A tiebreak uses numerical scoring — 1, 2, 3, 4, 5, 6, 7 — instead of the usual 15, 30, 40 format. The first pair to reach 7 points wins the tiebreak and the set, but there's a catch: you need a two-point margin. If it reaches 6-6, play continues until one pair pulls ahead by two (8-6, 9-7, 15-13 — there's no cap).

The serving rotation in a tiebreak is its own little puzzle. The pair due to serve starts with one serve from the right side. After that, each pair serves two consecutive points, starting from the left side. Pairs switch ends of the court when the combined point total hits 6 (so at 4-2, 3-3, 5-1, etc.) and every six points after that.

Why Tiebreaks Are Different

A regular game gives you some breathing room — you can lose a point and recover. A tiebreak doesn't offer that luxury. Every single point carries weight, and one lapse in concentration can hand the set to your opponents.

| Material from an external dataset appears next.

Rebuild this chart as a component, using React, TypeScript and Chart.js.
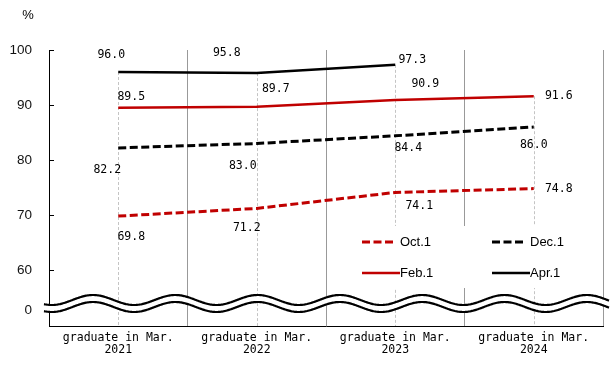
import React, { useEffect, useRef } from 'react';
import { Chart, registerables } from 'chart.js';

Chart.register(...registerables);

// ---- data ----
const categories: string[][] = [
  ['graduate in Mar.', '2021'],
  ['graduate in Mar.', '2022'],
  ['graduate in Mar.', '2023'],
  ['graduate in Mar.', '2024'],
];
const seriesNames = ['Oct.1', 'Dec.1', 'Feb.1', 'Apr.1'];
const oct1 = [69.8, 71.2, 74.1, 74.8];
const dec1 = [82.2, 83.0, 84.4, 86.0];
const feb1 = [89.5, 89.7, 90.9, 91.6];
const apr1: (number | null)[] = [96.0, 95.8, 97.3, null];

// broken axis: the "0" tick sits below the break
const yTickValues = [52.73, 60, 70, 80, 90, 100];
const yTickLabels = ['0', '60', '70', '80', '90', '100'];
const yMin = 49.82;
const yMax = 100;

// ---- styles / label placement ----
const RED = '#c00000';
const BLACK = '#000000';
const labelOffsets: ([number, number] | null)[][] = [
  [[13, 21], [-10, 20], [24, 14], [25, 0]],
  [[-11, 22], [-14, 23], [13, 12], [0, 18]],
  [[13, -11], [19, -18], [30, -16], [25, 0]],
  [[-7, -17], [-30, -20], [17, -5], null],
];
const MONO = '"DejaVu Sans Mono", monospace';
const SANS = '"Liberation Sans", Arial, sans-serif';

const decorPlugin = {
  id: 'decor',
  beforeDatasetsDraw(chart: any) {
    const { ctx, chartArea, scales } = chart;
    const x = scales.x;
    const y = scales.y;
    ctx.save();
    // drop lines from highest point of each category
    ctx.strokeStyle = '#c4c4c4';
    ctx.lineWidth = 1;
    ctx.setLineDash([3, 2]);
    categories.forEach((_, i) => {
      let maxV = -Infinity;
      chart.data.datasets.forEach((ds: any) => {
        const v = ds.data[i];
        if (v != null && v > maxV) maxV = v;
      });
      if (maxV === -Infinity) return;
      const px = Math.round(x.getPixelForValue(i)) + 0.5;
      ctx.beginPath();
      ctx.moveTo(px, y.getPixelForValue(maxV));
      ctx.lineTo(px, chartArea.bottom);
      ctx.stroke();
    });
    ctx.setLineDash([]);
    // inward tick marks
    ctx.strokeStyle = BLACK;
    y.ticks.forEach((t: any) => {
      const py = Math.round(y.getPixelForValue(t.value)) + 0.5;
      ctx.beginPath();
      ctx.moveTo(chartArea.left, py);
      ctx.lineTo(chartArea.left + 5, py);
      ctx.stroke();
    });
    ctx.restore();
  },
  afterDatasetsDraw(chart: any) {
    const { ctx, chartArea, scales } = chart;
    const y = scales.y;
    ctx.save();

    // data labels
    ctx.font = `11.5px ${MONO}`;
    ctx.fillStyle = BLACK;
    ctx.textAlign = 'center';
    ctx.textBaseline = 'middle';
    chart.data.datasets.forEach((ds: any, i: number) => {
      const meta = chart.getDatasetMeta(i);
      ds.data.forEach((v: number | null, j: number) => {
        const off = labelOffsets[i][j];
        if (v == null || !off) return;
        const pt = meta.data[j];
        ctx.fillText(v.toFixed(1), pt.x + off[0], pt.y + off[1]);
      });
    });

    // axis break wave
    const y0 = y.getPixelForValue(yTickValues[0]);
    const centers = [y0 - 10, y0 - 3];
    const x0 = chartArea.left - 5;
    const x1 = chartArea.right + 6;
    const period = 82.3;
    const amp = 5;
    const phase = chartArea.left + 44;
    const wy = (c: number, xx: number) => c - amp * Math.cos((2 * Math.PI * (xx - phase)) / period);
    ctx.beginPath();
    for (let xx = x0; xx <= x1; xx += 1) {
      if (xx === x0) ctx.moveTo(xx, wy(centers[0], xx));
      else ctx.lineTo(xx, wy(centers[0], xx));
    }
    for (let xx = x1; xx >= x0; xx -= 1) ctx.lineTo(xx, wy(centers[1], xx));
    ctx.closePath();
    ctx.fillStyle = '#ffffff';
    ctx.fill();
    ctx.strokeStyle = BLACK;
    ctx.lineWidth = 2.2;
    centers.forEach((c) => {
      ctx.beginPath();
      for (let xx = x0; xx <= x1; xx += 1) {
        if (xx === x0) ctx.moveTo(xx, wy(c, xx));
        else ctx.lineTo(xx, wy(c, xx));
      }
      ctx.stroke();
    });

    // legend (2 x 2, inside plot)
    ctx.fillStyle = '#ffffff';
    ctx.fillRect(352, 226, 220, 62);
    ctx.font = `13px ${SANS}`;
    ctx.textAlign = 'left';
    ctx.textBaseline = 'middle';
    chart.data.datasets.forEach((ds: any, i: number) => {
      const col = i % 2;
      const row = Math.floor(i / 2);
      const sx = 362 + col * 130;
      const sy = 242 + row * 31;
      const dashed = ds.borderDash && ds.borderDash.length;
      ctx.strokeStyle = ds.borderColor;
      ctx.lineWidth = ds.borderWidth;
      ctx.setLineDash(dashed ? ds.borderDash : []);
      ctx.beginPath();
      ctx.moveTo(sx, sy);
      ctx.lineTo(sx + (dashed ? 31 : 38), sy);
      ctx.stroke();
      ctx.setLineDash([]);
      ctx.fillStyle = BLACK;
      ctx.fillText(ds.label, sx + 38, sy);
    });

    // unit
    ctx.font = `13px ${SANS}`;
    ctx.textAlign = 'center';
    ctx.fillText('%', 28, 15);
    ctx.restore();
  },
};

export default function App() {
  const ref = useRef<HTMLCanvasElement>(null);
  useEffect(() => {
    const mk = (i: number, data: (number | null)[], color: string, dashed: boolean) => ({
      label: seriesNames[i],
      data,
      borderColor: color,
      backgroundColor: color,
      borderWidth: dashed ? 3 : 2.5,
      borderDash: dashed ? [8, 3.5] : [],
      pointRadius: 0,
      tension: 0,
      fill: false,
      spanGaps: false,
    });
    const chart = new Chart(ref.current!, {
      type: 'line',
      data: {
        labels: categories,
        datasets: [
          mk(0, oct1, RED, true),
          mk(1, dec1, BLACK, true),
          mk(2, feb1, RED, false),
          mk(3, apr1, BLACK, false),
        ],
      },
      options: {
        responsive: false,
        animation: false,
        devicePixelRatio: 1,
        layout: { padding: { top: 50, right: 11, left: 0, bottom: 0 } },
        plugins: {
          legend: { display: false },
          tooltip: { enabled: false },
        },
        scales: {
          x: {
            type: 'category',
            offset: true,
            grid: { offset: true, color: '#999999', lineWidth: 1, drawTicks: false },
            border: { display: true, color: BLACK, width: 1 },
            ticks: {
              color: BLACK,
              font: { family: MONO, size: 11.5, lineHeight: 1.05 },
              padding: 6,
              maxRotation: 0,
              autoSkip: false,
            },
            afterFit: (s: any) => {
              s.height = 42;
            },
          },
          y: {
            type: 'linear',
            min: yMin,
            max: yMax,
            afterBuildTicks: (s: any) => {
              s.ticks = yTickValues.map((v) => ({ value: v }));
            },
            grid: { drawOnChartArea: false, drawTicks: false },
            border: { display: true, color: BLACK, width: 1 },
            ticks: {
              color: '#111',
              font: { family: SANS, size: 13.5 },
              padding: 17,
              callback: (_v: any, idx: number) => yTickLabels[idx],
            },
            afterFit: (s: any) => {
              s.width = 49;
            },
          },
        },
      },
      plugins: [decorPlugin],
    } as any);
    return () => chart.destroy();
  }, []);
  return (
    <div style={{ position: 'absolute', left: 0, top: 0, width: 614, height: 368, background: '#fff' }}>
      <canvas ref={ref} width={614} height={368} style={{ display: 'block', width: 614, height: 368 }} />
    </div>
  );
}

This compression changes how people play. Conservative shot selection goes up. Unforced errors become more costly. The pair that stays calm and executes their bread-and-butter shots — solid lobs, clean volleys, reliable serves — usually comes out on top. The tiebreak isn't the time to experiment with that new vibora you've been practicing.

Tactical Approach

Smart pairs treat the tiebreak differently from regular games. Prioritize your serve — place it carefully, get to the net, play the first volley with purpose. On return, be aggressive: a deep lob or a low chiquita at their feet sets the tone. And play the middle — under pressure, communication breaks down, and balls between opponents create confusion.

The Mental Game

Tiebreaks reveal character. Some players get sharper and calmer. Others tighten up and start making errors they'd never make at 2-1 in the first set.

The best thing you can do? Breathe. Take a deliberate breath between points, talk to your partner, and play each point in isolation. The players who think "I need to win this tiebreak" crumble. The ones who think "I'm going to play this next point well" thrive.